# Information shown
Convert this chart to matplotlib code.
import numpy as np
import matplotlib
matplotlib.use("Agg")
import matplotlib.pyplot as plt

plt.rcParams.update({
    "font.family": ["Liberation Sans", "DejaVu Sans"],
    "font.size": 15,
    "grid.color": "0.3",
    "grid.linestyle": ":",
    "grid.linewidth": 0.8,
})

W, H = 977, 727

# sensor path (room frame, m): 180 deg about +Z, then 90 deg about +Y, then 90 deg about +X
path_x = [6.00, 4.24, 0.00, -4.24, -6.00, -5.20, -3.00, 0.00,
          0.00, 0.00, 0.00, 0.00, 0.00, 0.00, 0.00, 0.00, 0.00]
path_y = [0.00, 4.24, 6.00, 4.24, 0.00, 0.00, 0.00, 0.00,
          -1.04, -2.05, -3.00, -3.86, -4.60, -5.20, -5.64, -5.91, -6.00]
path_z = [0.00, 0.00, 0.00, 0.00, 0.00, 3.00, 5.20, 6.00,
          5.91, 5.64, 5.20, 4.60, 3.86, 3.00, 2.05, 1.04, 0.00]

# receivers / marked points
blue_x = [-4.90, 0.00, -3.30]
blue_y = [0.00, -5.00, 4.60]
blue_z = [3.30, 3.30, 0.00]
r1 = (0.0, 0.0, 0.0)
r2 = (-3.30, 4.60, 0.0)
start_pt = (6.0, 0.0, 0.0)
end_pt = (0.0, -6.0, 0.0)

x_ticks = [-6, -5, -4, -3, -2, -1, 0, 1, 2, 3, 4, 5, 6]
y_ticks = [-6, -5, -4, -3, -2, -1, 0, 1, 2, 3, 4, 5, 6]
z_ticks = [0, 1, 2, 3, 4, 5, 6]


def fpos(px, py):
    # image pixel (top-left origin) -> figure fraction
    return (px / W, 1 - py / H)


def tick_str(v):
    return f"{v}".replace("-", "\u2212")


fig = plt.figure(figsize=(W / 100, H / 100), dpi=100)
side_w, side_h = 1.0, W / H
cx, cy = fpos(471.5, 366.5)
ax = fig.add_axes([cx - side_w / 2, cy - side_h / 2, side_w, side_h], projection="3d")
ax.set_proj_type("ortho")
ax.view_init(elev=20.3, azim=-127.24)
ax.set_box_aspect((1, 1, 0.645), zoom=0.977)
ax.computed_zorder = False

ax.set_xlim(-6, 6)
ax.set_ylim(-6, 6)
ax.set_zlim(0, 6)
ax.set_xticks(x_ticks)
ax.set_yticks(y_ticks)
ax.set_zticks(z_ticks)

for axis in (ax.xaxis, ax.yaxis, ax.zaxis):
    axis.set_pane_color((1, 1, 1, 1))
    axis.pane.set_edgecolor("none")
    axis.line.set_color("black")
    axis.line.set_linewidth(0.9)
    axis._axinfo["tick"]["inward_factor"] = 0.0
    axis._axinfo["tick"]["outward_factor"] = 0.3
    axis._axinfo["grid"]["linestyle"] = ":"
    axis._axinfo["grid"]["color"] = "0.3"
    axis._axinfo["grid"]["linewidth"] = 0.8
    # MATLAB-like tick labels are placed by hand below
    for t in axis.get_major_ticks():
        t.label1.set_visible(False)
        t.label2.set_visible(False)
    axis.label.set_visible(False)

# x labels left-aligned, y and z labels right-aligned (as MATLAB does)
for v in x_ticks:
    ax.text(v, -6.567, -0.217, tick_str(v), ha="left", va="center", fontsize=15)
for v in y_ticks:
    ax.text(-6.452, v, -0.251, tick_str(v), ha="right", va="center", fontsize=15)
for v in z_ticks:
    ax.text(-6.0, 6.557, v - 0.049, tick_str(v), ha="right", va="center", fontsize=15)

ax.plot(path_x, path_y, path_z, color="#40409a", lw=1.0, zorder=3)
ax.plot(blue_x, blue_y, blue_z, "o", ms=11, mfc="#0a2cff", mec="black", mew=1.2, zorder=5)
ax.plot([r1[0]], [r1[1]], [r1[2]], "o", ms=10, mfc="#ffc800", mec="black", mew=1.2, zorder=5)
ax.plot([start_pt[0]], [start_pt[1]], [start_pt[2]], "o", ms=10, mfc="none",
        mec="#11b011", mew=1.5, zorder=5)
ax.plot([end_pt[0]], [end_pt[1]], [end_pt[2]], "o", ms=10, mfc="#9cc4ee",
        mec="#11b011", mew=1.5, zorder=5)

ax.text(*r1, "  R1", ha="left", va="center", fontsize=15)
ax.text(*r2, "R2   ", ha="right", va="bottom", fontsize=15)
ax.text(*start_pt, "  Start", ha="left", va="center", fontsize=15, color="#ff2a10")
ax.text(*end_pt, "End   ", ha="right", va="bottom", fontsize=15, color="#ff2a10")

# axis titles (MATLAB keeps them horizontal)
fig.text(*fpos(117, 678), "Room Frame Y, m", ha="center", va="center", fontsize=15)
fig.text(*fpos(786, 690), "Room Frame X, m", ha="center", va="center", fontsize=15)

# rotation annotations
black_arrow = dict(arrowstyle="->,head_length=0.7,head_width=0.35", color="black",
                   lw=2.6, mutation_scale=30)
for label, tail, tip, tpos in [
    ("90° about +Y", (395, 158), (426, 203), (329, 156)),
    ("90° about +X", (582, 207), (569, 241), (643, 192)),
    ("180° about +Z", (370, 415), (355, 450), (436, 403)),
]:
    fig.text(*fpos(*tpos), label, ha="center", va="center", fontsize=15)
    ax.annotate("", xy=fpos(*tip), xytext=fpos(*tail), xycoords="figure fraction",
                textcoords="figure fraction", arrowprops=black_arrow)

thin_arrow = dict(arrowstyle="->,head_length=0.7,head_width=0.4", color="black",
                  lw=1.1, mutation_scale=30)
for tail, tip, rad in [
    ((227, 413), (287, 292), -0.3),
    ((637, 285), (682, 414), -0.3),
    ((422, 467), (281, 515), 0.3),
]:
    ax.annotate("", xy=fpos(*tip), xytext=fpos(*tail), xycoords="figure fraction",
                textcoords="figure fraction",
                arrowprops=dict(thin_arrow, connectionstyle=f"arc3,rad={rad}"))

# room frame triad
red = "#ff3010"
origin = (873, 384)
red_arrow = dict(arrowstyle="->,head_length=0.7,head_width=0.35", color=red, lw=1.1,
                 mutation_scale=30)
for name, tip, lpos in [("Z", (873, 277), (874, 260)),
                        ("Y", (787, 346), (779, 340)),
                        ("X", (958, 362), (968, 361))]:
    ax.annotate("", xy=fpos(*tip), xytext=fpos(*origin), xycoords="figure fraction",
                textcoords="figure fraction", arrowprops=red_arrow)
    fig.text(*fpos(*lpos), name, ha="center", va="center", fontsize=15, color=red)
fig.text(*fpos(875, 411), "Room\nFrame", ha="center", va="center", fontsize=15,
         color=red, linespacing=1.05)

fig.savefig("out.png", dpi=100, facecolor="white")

# Aim of the task
Pull out all lines of the data with the string "matplotlib".

# Result
Convert this chart to matplotlib code.
import matplotlib
matplotlib.use("Agg")
import matplotlib.pyplot as plt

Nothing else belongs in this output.